Perversely, perhaps, I’d like to take a closer look at its least typical number: the first, “Psycho Killer.” One of Byrne’s many inspired ideas for this tour was introducing the band gradually, one or two members at a time; it takes six songs for the entire ensemble to appear. At the outset, the audience is treated to Byrne by himself, on an enormous but completely bare stage, playing an acoustic rendition of one of the band’s most jagged (and bass-driven) singles. This stripped-down opening serves as a sly bit of misdirection, since the show as a whole is busy to the point of being overstuffed: nine musicians, multiple slide shows, goofy props, bizarre costume changes, even a cameo appearance by a different band altogether (Tom Tom Club). But this solo “Psycho” is also strangely electrifying—so much so that, as much as I cherish the group energy that explodes later on, I also sometimes wish that Byrne had performed an entire set by himself at that age, when his creative vitality seemed inexhaustible.
Right from the beginning, Stop Making Sense works as a movie, not merely as the filmed record of a concert. The camera pulls Byrne’s white sneakers from the wings onto the stage, observes as he places a boombox on the ground and pushes play, then drifts up to find him doing that nervous chicken dance at the mic. As the midpoint of his walk, the audience (barely ever seen and rarely even heard thereafter) does the usual sudden whoop indicating that they’ve caught sight of him and now know the show is about to begin.
But think about what they’d theoretically be seeing: Byrne following a camera operator moving speedily backward at ground level.
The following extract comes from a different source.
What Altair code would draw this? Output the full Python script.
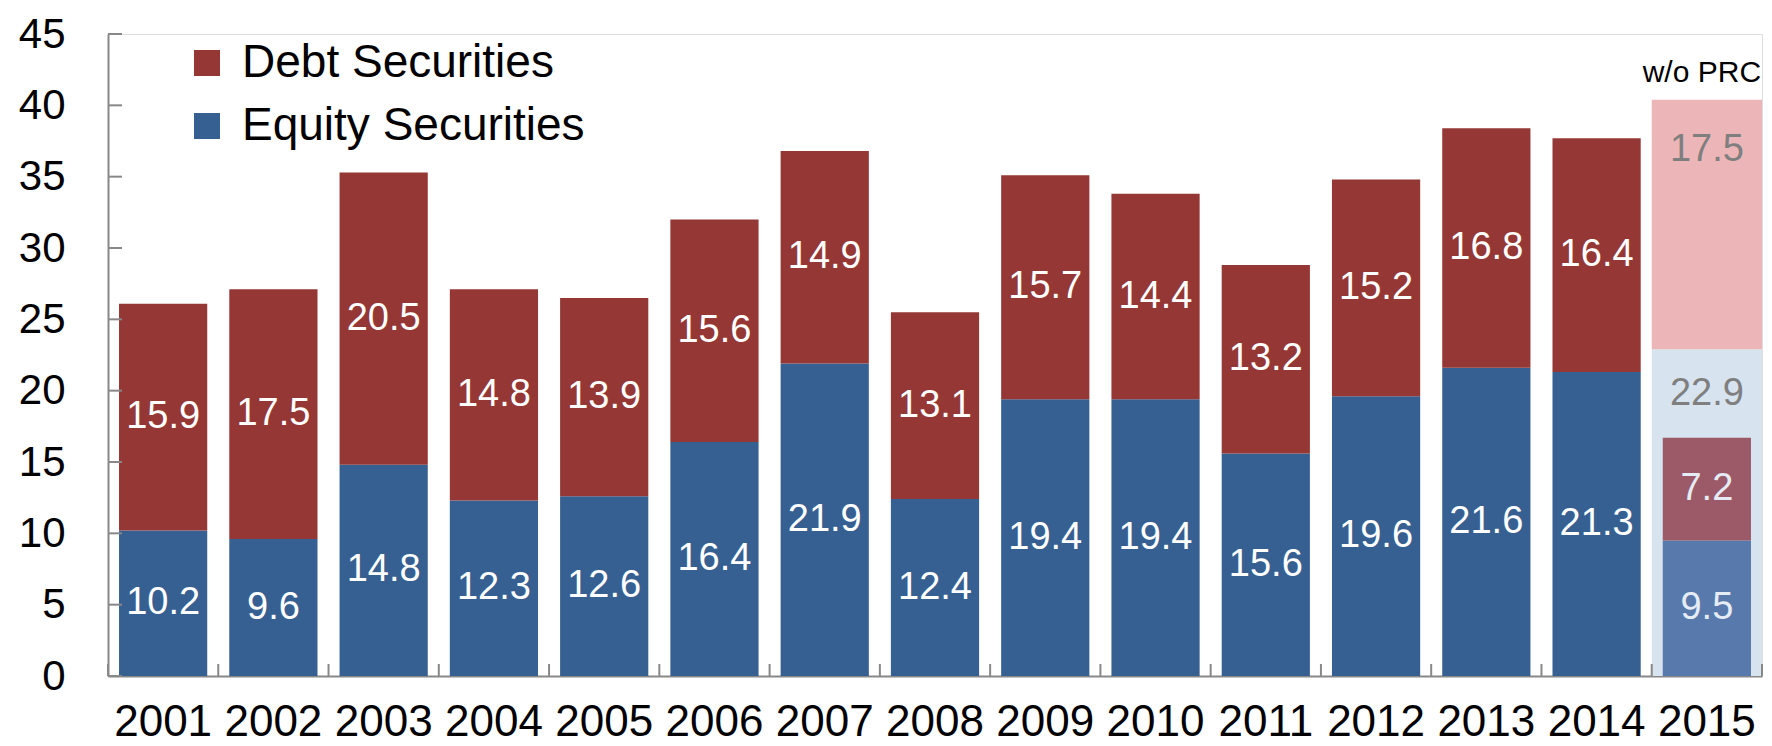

Behind-the-scenes footage of shots like this look a little silly from any perspective other than the camera’s; the difference between the crowd’s experience of this moment and our own is vast. But while Demme has redesigned Byrne’s introduction for the screen, he’s also taken care—even if he cheated a bit by including audience noise from an unfilmed performance, as I suspect—to provide a sense of what it felt like to be in the room.
Actually, now that I rewatch the number, I see that the audience is much more visible here than they will be again until the final song (“Crosseyed And Painless”). A decision was clearly made to avoid stock shots of cheering fans, but Demme also wants to emphasize a cavernous quality here, to make Byrne look as tiny and solitary as possible. To that end, he shoots him from the very back of the stage, off-center, with the audience visible behind him, then cuts to a shot from the back of the house, centered this time, with the audience visible in front of him. What this juxtaposition highlights is an expanse—a void that needs to be filled, and will be.
That sense of a community forming is what gives Stop Making Sense an emotional power that other concert movies don’t just lack, but never even considered as an option. At the same time, though, Demme is too much the humanist to strand Byrne entirely. In keeping with the general policy of not hiding crew members (who move equipment on-camera constantly), several of them enjoy the music from the wings, out of focus in the background, but clearly visible.
My favorite part of this performance, however, is the boombox. I was a teenager when the movie came out (it was actually the first film I ever reviewed, for my high-school newspaper), and I don’t think it even occurred to me back then that Byrne isn’t actually playing a tape—that there’s no way those tiny speakers could fill that gigantic auditorium with that deafening beat. When I revisited it years later and realized it’s pure theater, I laughed and laughed. Only now do I recognize that the gesture works as a metaphor for the movie itself. “I’ve got a tape I want to play” creates a false sense of intimacy, as if Byrne were standing in your bedroom, asking you to give a listen to a new song he’s just written. At the same time, though, this isn’t a Milli Vanilli scam—Byrne doesn’t expect anyone (except idiot teenagers, maybe) to think they’re actually hearing the boombox at his feet. Likewise, the movie creates a false sense of intimacy, even for people who know perfectly well that they’re in a theater or on their couches, witnessing an event long over. (Though my personal experience in theaters, spanning decades, is that people inevitably ignore that fact and start dancing in the aisles, usually no later than about 30 seconds into “What A Day That Was.”)
More cavernousness ensues during the lengthy instrumental jam at the end of “Psycho Killer,” as Byrne stumble-dances all over the stage, by way of reminding viewers that there’s nothing there whatsoever. Though not for long: As he plays a few bars directly to the camera, stagehands behind him set up what I think is the amplifier for Tina Weymouth’s bass. (I don’t play any instruments, so let me know if I guessed wrong.) I confess to being slightly distracted by the blatant continuity error that finds Byrne transported from stage right of the mic to far stage left of it, just before he stops playing guitar and strut-walks his way back to center. But all is forgiven when the song ends in a burst of feedback, the camera follows Byrne back to center stage, and Weymouth is already standing there, bass in hand, ready to shift gears dramatically with “Heaven.” For some reason, the fact that she isn’t shown coming onstage—that the camera doesn’t make a point of announcing her presence, simply picking her up in the background “already in progress”—touches me. It suggests family rather than bandmates, and I submit that family is what this movie is ultimately about. The fact that it’s about anything at all is unique. When it manages to set up a narrative in its first number, that’s miraculous.